What is asked
Everything from the first line of the entries below through the line holding "(izv |- kraj.north);" must be printed exactly as written.
- - -
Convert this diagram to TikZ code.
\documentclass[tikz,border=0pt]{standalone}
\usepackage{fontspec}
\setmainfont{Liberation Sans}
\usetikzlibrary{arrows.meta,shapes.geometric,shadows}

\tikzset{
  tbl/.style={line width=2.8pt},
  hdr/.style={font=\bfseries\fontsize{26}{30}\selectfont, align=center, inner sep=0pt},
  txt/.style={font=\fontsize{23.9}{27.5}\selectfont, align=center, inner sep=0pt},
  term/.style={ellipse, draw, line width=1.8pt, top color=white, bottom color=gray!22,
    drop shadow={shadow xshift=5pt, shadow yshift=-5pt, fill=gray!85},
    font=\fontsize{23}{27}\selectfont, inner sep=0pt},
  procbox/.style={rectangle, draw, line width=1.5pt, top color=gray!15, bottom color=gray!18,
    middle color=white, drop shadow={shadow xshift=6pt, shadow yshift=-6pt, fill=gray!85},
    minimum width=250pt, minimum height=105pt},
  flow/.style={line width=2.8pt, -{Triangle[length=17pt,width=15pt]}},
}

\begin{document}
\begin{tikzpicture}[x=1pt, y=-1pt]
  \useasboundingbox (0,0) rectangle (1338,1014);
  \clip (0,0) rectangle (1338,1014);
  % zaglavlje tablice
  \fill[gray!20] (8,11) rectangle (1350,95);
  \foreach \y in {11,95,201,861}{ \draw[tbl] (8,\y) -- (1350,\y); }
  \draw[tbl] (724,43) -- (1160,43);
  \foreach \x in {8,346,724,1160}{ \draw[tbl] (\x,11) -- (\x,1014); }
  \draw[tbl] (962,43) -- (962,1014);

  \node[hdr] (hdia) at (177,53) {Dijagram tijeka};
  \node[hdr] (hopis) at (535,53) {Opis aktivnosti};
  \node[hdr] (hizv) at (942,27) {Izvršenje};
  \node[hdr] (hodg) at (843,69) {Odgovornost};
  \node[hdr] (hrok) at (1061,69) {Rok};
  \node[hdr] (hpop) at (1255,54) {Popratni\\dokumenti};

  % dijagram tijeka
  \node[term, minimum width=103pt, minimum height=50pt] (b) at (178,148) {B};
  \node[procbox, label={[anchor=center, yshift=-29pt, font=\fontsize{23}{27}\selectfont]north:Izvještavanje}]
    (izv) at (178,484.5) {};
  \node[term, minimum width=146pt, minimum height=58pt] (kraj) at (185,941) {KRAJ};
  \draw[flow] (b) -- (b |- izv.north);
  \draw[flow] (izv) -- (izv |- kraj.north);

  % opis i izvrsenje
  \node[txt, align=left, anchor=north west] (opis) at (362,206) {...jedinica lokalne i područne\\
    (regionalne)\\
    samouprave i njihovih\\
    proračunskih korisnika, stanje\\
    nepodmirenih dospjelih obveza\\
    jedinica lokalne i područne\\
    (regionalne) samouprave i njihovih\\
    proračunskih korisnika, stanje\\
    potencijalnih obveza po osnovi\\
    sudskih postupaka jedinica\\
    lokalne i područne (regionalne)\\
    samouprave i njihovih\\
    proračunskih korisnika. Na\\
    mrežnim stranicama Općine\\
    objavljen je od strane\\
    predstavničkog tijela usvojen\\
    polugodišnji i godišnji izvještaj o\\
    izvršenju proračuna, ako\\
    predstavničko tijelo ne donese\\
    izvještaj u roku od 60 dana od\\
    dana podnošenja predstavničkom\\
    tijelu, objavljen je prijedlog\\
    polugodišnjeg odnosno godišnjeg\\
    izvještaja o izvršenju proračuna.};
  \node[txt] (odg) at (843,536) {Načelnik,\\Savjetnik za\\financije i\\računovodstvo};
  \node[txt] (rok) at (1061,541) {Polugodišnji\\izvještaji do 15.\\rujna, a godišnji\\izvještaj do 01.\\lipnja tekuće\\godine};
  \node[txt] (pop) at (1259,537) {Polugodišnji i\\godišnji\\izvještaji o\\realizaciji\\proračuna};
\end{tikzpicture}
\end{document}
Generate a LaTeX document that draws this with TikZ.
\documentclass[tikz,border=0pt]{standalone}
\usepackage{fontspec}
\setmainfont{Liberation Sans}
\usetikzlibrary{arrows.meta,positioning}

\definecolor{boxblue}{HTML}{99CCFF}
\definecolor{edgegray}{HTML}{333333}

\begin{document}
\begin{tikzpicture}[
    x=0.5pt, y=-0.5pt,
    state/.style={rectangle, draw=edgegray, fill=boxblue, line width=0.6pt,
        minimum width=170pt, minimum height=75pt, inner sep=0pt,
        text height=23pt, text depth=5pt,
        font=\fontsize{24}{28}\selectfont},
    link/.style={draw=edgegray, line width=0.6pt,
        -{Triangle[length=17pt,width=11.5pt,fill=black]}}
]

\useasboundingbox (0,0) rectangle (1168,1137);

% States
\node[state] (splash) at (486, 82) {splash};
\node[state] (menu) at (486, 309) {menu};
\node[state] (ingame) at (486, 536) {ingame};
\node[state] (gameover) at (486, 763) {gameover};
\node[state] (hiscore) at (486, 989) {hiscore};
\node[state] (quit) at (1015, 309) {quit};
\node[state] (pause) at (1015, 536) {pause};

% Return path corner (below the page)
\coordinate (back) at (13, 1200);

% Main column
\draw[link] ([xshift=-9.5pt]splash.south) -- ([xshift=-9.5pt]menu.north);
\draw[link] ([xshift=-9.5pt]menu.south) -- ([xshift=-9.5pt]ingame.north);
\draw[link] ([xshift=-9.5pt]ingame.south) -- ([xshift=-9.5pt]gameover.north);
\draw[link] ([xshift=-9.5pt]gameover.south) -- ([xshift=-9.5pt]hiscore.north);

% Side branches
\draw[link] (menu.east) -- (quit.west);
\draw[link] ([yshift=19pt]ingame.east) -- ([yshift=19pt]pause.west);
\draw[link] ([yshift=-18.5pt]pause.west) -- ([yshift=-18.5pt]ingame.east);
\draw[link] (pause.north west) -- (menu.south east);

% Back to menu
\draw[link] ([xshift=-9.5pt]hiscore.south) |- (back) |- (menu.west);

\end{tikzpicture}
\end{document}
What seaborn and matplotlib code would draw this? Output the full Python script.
- - -
Task answer
Convert this diagram to TikZ code.
\documentclass[tikz,border=0pt]{standalone}
\usepackage{fontspec}
\setmainfont{Liberation Sans}
\usetikzlibrary{arrows.meta,shapes.geometric,shadows}

\tikzset{
  tbl/.style={line width=2.8pt},
  hdr/.style={font=\bfseries\fontsize{26}{30}\selectfont, align=center, inner sep=0pt},
  txt/.style={font=\fontsize{23.9}{27.5}\selectfont, align=center, inner sep=0pt},
  term/.style={ellipse, draw, line width=1.8pt, top color=white, bottom color=gray!22,
    drop shadow={shadow xshift=5pt, shadow yshift=-5pt, fill=gray!85},
    font=\fontsize{23}{27}\selectfont, inner sep=0pt},
  procbox/.style={rectangle, draw, line width=1.5pt, top color=gray!15, bottom color=gray!18,
    middle color=white, drop shadow={shadow xshift=6pt, shadow yshift=-6pt, fill=gray!85},
    minimum width=250pt, minimum height=105pt},
  flow/.style={line width=2.8pt, -{Triangle[length=17pt,width=15pt]}},
}

\begin{document}
\begin{tikzpicture}[x=1pt, y=-1pt]
  \useasboundingbox (0,0) rectangle (1338,1014);
  \clip (0,0) rectangle (1338,1014);
  % zaglavlje tablice
  \fill[gray!20] (8,11) rectangle (1350,95);
  \foreach \y in {11,95,201,861}{ \draw[tbl] (8,\y) -- (1350,\y); }
  \draw[tbl] (724,43) -- (1160,43);
  \foreach \x in {8,346,724,1160}{ \draw[tbl] (\x,11) -- (\x,1014); }
  \draw[tbl] (962,43) -- (962,1014);

  \node[hdr] (hdia) at (177,53) {Dijagram tijeka};
  \node[hdr] (hopis) at (535,53) {Opis aktivnosti};
  \node[hdr] (hizv) at (942,27) {Izvršenje};
  \node[hdr] (hodg) at (843,69) {Odgovornost};
  \node[hdr] (hrok) at (1061,69) {Rok};
  \node[hdr] (hpop) at (1255,54) {Popratni\\dokumenti};

  % dijagram tijeka
  \node[term, minimum width=103pt, minimum height=50pt] (b) at (178,148) {B};
  \node[procbox, label={[anchor=center, yshift=-29pt, font=\fontsize{23}{27}\selectfont]north:Izvještavanje}]
    (izv) at (178,484.5) {};
  \node[term, minimum width=146pt, minimum height=58pt] (kraj) at (185,941) {KRAJ};
  \draw[flow] (b) -- (b |- izv.north);
  \draw[flow] (izv) -- (izv |- kraj.north);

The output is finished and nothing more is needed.